If you Google or YouTube “Muay Thai” or “Thai Boxing” one of the first things you’ll often see is a Thai Nak Muay with perfected technique kicking down what looks like a stalk or tropical tree.Though this imagery is fascinating much like how Karate Dojos chop through bricks, it is much more likely to cause injury than sharpen your technique (even for skilled fighters). [Related: Reddit’s Top Shin Questions Answered]
What are these Nak Muays actually kicking?
In the videos, the tree-looking thing is actually a banana tree. Banana Trees look kind of like a palm tree but are very different from most trees in that the trunk is much softer than a typical North American tree because banana trees are just plants!
Where did kicking trees originate?
Muay Thai has been around since 2nd or 3rd B.C. and became a sport in the 15th century. Historically, the very soft and rubbery wood of banana trees were seen as “heavy bags” for kicking. The plant is local to Thailand and abundant throughout the area. As nak muays repeatedly kicked the banana trees, the plant material fell apart. Gradually, Thai Boxers begin to use fallen pieces as ancient Thai Pads. Muay Thai teachers could move around with the plant pieces as the fighter-in-training kicked a moving target to mimic the natural flow of a fight.
Why aren’t people kicking trees in Muay Thai training nowadays?

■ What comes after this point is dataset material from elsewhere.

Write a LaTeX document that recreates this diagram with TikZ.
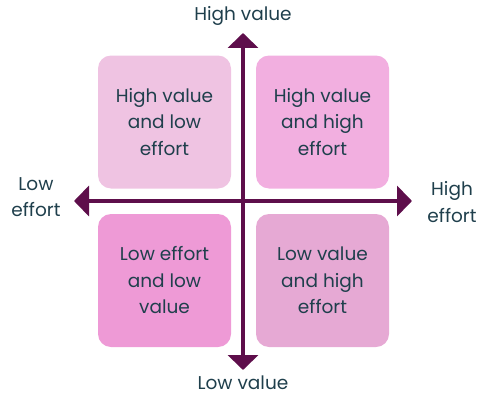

There are a lot of practices that were excellent ideas in ancient times that we wouldn’t do now. When you see people kicking banana trees, it may because they have no other choice. Now, we have mass produced firm foam Thai Pads that can be easily fastened to a trainer’s forearms. The method is still the same, but due to innovation, the materials have changed.
Is kicking trees dangerous?
Yes! Modern Thai Pads are engineered specifically to help Nak Muays perfect technique while avoiding an injury that would keep them from training. Kicking anything other than heavy bags or Thai Pads is asking for an injury to happen.
What is the best way to toughen my shins for Muay Thai?
Practice doing what Thai Boxers are trained to do – kicking an opponent. Shadow box and practice drills to nail down the technique. Kick heavy bags and Thai Pads to get used to force on the shins. Finally, spar, spar, and spar! Whatever you do, don’t rub glass bottles over your shins or go kicking objects that aren’t made to be kicked!